My elementary schooling was in communist Czechoslovakia but the experience was identical, including daily beatings. Catholic -- universal indeed. Terrific evocation of the horrors. And that experience is indeed much fodder for writing. *
Dear Larry,
Wasn't there a book, "Do patent leather shoes reflect up?" I seem to remember that, but don't remember the author! Thank you so much for your Jesus, Mary and Joseph comments! Ha! Much appreciated and I am loving all these horror flashbacks to the early days from the comments!!!
Dear Andrew, I think you and Bill Yarrow are right! It's universal!! And those are the experiences we don't forget! Not so beautiful, but definitely memorable!!! Thank you so much for commenting and sharing your experience!!! Much appreciated!

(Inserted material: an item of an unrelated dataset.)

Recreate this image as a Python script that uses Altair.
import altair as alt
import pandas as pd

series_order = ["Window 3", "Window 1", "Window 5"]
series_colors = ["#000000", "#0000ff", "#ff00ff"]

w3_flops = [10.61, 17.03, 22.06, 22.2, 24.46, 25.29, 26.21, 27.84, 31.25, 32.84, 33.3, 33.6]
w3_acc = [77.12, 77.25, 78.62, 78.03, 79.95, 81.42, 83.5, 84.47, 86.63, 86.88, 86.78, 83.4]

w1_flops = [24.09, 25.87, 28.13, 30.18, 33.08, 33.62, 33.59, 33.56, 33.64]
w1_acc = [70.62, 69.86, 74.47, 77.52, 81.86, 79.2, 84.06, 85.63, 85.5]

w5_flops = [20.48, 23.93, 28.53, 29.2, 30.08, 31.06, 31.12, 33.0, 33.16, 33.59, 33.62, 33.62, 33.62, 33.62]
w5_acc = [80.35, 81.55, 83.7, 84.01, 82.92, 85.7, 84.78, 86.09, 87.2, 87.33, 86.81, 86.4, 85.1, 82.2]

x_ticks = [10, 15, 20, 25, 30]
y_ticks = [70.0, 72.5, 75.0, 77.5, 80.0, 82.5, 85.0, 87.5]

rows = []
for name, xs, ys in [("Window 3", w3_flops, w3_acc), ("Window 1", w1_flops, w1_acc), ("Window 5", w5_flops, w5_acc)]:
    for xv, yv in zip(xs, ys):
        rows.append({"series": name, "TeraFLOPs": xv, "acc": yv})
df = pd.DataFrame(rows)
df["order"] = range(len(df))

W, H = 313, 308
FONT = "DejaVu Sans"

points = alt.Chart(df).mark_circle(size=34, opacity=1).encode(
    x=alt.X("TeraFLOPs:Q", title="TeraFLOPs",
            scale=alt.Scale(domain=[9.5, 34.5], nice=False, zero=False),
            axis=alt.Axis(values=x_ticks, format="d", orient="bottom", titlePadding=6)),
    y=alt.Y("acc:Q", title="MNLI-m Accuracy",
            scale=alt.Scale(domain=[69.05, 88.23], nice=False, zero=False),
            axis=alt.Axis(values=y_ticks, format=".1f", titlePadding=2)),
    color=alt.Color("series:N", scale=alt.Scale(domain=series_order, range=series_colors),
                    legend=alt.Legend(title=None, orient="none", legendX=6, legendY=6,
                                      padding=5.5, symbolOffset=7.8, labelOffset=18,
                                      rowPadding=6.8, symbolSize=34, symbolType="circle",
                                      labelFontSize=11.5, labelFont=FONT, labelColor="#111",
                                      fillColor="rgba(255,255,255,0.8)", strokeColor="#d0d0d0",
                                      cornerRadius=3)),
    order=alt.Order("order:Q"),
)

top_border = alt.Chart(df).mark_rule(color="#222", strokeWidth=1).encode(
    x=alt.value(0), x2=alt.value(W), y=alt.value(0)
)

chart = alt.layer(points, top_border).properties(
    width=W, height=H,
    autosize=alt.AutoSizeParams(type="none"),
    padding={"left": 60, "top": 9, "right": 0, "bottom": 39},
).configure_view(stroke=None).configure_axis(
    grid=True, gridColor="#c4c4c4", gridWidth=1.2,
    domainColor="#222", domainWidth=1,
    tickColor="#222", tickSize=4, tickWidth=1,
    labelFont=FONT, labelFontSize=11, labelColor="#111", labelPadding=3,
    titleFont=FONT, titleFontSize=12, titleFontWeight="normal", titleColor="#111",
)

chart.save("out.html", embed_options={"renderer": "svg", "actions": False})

Funny in that gut-sick-feeling sort of way. I think I'm the only one who never experienced the wrath of the good sisters. You make it very real, very scary. Peace *
Dear Linda,
I'm so glad you never experienced the wrath!!! It was a bit daunting!!! But, once again, lots of material to work with!
Thank you so much for reading and commenting!!!! So appreciate it!
Catching up on Fictionaut posts. Ah, the beauty of education. Loved this. *
Dear Christopher,
Thank you so much!!! Yes, so many beautiful memories!!!
"Time was never to be on his side as he fought a losing battle with the vicious stream that laughed its way down his pant legs."
Poor boy!
"hurry up, fill that page, nobody asked for Picasso!"
Ahh, the dimness and dubiousness of childhood memories. :) Thanks for sharing them with us.
gruesomely awesome. *
Thank you so much, Berit!!!!
I love your comments, Beate! "Gruesomely awesome," one of my all-time favorites! Thank you so much!!!